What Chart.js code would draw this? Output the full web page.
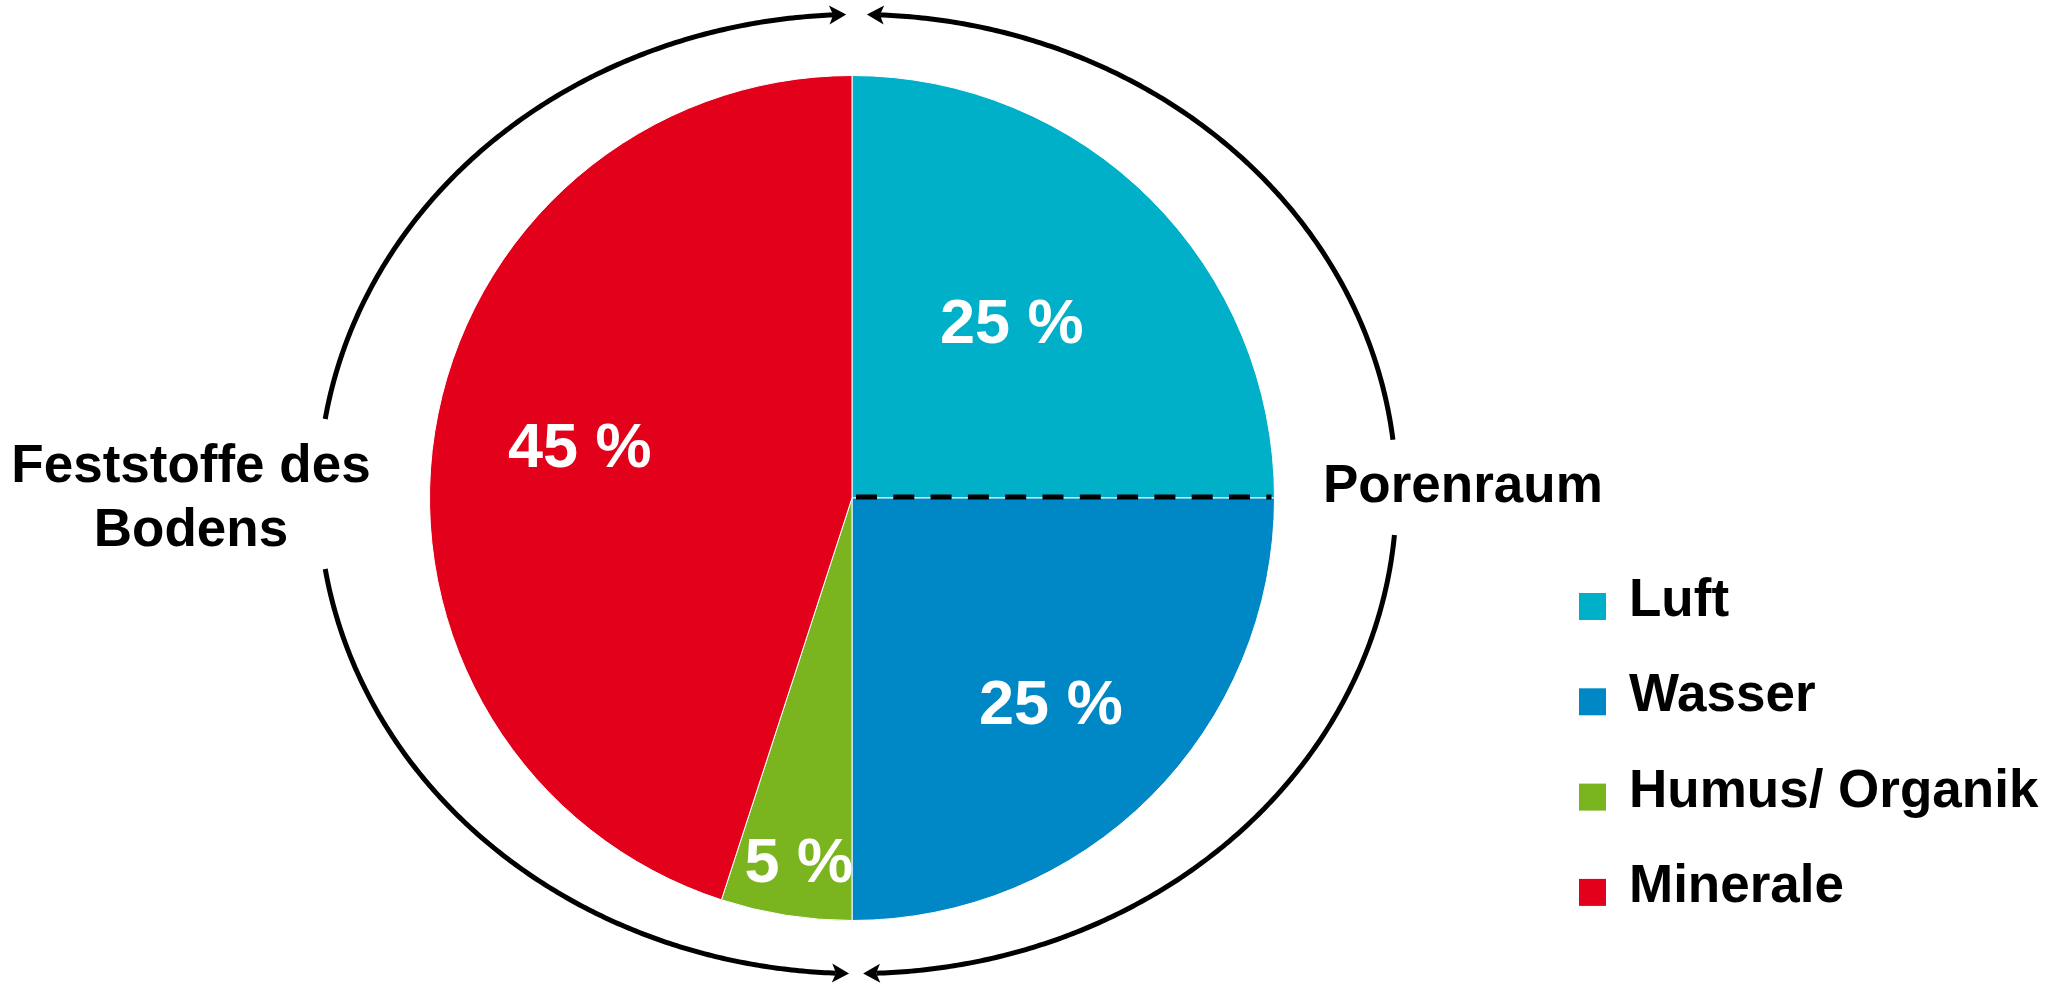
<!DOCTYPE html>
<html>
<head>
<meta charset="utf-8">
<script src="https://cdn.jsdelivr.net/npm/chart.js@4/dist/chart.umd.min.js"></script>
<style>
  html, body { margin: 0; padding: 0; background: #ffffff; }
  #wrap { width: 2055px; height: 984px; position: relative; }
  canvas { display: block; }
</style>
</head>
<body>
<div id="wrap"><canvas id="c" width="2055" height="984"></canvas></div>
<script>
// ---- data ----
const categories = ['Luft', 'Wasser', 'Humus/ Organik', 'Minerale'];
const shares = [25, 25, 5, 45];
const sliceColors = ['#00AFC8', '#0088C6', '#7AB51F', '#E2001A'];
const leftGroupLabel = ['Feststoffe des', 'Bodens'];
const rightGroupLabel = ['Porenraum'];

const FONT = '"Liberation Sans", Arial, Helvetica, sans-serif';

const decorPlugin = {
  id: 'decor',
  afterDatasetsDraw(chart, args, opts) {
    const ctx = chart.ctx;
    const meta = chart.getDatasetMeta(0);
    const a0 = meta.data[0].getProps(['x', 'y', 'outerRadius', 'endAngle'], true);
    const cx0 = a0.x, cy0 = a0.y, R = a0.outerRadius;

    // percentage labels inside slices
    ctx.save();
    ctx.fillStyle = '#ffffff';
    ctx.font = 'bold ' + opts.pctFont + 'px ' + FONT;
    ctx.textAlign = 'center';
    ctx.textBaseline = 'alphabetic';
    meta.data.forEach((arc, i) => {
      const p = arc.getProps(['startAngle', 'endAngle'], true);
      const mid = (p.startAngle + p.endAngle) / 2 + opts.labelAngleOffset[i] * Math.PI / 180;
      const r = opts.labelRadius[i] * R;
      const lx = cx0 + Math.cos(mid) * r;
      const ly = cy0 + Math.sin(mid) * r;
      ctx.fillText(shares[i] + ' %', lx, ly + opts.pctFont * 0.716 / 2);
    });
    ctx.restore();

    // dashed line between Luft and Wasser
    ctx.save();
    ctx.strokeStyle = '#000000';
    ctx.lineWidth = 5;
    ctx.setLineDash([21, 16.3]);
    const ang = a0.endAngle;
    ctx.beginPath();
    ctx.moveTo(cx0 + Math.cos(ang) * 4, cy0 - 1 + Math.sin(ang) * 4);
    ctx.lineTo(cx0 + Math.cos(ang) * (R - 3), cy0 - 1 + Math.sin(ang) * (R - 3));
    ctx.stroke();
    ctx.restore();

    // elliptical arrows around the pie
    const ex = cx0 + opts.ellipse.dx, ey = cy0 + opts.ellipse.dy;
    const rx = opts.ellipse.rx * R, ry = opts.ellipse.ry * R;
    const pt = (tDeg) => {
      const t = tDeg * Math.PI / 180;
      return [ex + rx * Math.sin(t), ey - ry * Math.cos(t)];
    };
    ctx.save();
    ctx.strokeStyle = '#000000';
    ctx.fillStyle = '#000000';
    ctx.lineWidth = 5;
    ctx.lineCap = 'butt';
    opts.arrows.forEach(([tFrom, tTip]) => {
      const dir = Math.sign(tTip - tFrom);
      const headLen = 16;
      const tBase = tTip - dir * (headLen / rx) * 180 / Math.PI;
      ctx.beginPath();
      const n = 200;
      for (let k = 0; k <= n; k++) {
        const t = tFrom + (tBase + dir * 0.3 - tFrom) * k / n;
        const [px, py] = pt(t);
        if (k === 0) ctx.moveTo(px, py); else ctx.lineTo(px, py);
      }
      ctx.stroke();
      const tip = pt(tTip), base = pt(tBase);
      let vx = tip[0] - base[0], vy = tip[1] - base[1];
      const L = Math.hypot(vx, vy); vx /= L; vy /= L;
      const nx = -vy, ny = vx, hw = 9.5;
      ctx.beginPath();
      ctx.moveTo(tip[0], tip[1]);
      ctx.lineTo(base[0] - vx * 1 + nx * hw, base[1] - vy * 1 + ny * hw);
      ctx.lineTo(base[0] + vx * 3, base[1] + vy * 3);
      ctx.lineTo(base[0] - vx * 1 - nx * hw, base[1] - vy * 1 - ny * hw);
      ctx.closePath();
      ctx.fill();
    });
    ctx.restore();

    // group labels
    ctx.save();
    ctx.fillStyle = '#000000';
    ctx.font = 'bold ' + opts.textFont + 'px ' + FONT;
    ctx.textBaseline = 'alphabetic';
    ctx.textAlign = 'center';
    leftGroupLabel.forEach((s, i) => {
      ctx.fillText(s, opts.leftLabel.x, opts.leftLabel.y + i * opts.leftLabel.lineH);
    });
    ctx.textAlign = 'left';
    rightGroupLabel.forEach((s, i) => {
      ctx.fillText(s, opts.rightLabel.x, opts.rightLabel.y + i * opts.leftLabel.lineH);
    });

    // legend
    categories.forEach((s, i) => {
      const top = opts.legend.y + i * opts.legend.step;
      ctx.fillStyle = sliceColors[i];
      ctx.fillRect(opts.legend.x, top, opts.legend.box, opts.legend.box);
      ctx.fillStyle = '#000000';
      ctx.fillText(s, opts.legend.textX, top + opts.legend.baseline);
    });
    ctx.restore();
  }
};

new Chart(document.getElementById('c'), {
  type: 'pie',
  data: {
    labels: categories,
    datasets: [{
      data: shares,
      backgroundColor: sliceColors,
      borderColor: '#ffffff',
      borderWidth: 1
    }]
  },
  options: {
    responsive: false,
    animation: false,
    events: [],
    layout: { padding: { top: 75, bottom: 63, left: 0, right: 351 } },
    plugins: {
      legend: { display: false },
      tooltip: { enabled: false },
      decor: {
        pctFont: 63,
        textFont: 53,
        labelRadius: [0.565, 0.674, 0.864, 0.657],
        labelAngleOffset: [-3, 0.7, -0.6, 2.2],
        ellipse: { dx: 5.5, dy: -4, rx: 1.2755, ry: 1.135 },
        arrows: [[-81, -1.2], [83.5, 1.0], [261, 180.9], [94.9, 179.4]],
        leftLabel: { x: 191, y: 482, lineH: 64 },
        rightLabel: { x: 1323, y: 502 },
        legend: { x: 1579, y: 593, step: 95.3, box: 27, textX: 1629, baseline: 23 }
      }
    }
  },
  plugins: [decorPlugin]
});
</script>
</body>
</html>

_ _ _ _ _

Copy nothing but the lines from the top of the material through the line holding "Arial, Helvetica, sans-serif';", exactly as written; omit pictures.

What Chart.js code would draw this? Output the full web page.
<!DOCTYPE html>
<html>
<head>
<meta charset="utf-8">
<script src="https://cdn.jsdelivr.net/npm/chart.js@4/dist/chart.umd.min.js"></script>
<style>
  html, body { margin: 0; padding: 0; background: #ffffff; }
  #wrap { width: 2055px; height: 984px; position: relative; }
  canvas { display: block; }
</style>
</head>
<body>
<div id="wrap"><canvas id="c" width="2055" height="984"></canvas></div>
<script>
// ---- data ----
const categories = ['Luft', 'Wasser', 'Humus/ Organik', 'Minerale'];
const shares = [25, 25, 5, 45];
const sliceColors = ['#00AFC8', '#0088C6', '#7AB51F', '#E2001A'];
const leftGroupLabel = ['Feststoffe des', 'Bodens'];
const rightGroupLabel = ['Porenraum'];

const FONT = '"Liberation Sans", Arial, Helvetica, sans-serif';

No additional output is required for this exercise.